Take a nutrition break

 

I'm not a nutritionist.  You probably aren't either.  So there are times when it's hard for us to be certain of the best eating habits for our children, especially when so much of the available information seems conflicting and when all the dollars at stake can encourage questionable research standards.  I often hear parents worrying about what the latest study means for their children's diet (should they try snackification? avoid GMOs? go raw food?) or whether the newest super-food is everything it's claimed to be (teff, anyone? kombucha? mizuna sprouts?).

I can't really help with those kinds of questions, but I think maybe parents worry too much about these uncertain cases and forget to focus on the areas where nutritionists do actually have a broad consensus.  For example, almost every nutritionist will tell you with certainty that people eat far too much sugar and far too few vegetables. This isn't to make sugar into some sort of demon food, and it isn't to say that some vegetable or other will produce health miracles.  It's just to say, what you already know, that we eat too many empty sugars and too few nutritious vegetables.
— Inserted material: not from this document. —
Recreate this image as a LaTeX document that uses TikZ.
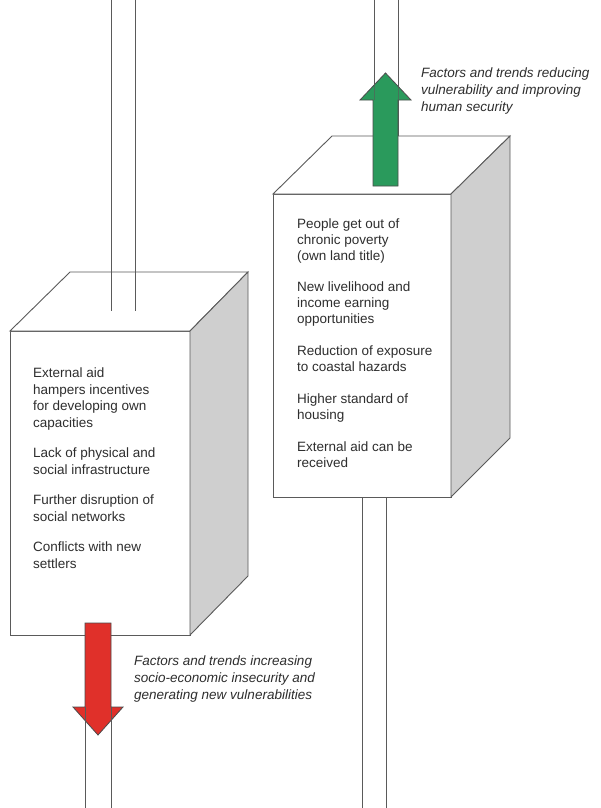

This seems simple, right?  So why not start there?  Instead of worrying about how to get your kids eating more hemp hearts, work on cutting out candy.  Instead of trying to change them to goat-dairy, work on eating a larger number of vegetables and fruit, any vegetables and fruit, each day.  There's no point in letting the arguments about good carbs versus bad carbs or about vegetable proteins versus animal proteins prevent us from doing the obvious things to help our kids eat better.  Start with the obvious things. Worry about the rest later.

So, put down that magazine article about fermented foods and close that browser window with the list of 2015's top nutritional trends. Instead, take a look at your meals for the week and do the easy things to make them healthier for your kids, and for yourself.

Luke Hill is a stay-at-home father of three boys, aged nine, seven, and three.  He has fathered, fostered, adopted, or provided a temporary home for kids anywhere between birth and university.  He has taught college courses, adoption seminars, camp groups, Sunday School classes, rugby teams, not to mention his own homeschooled kids.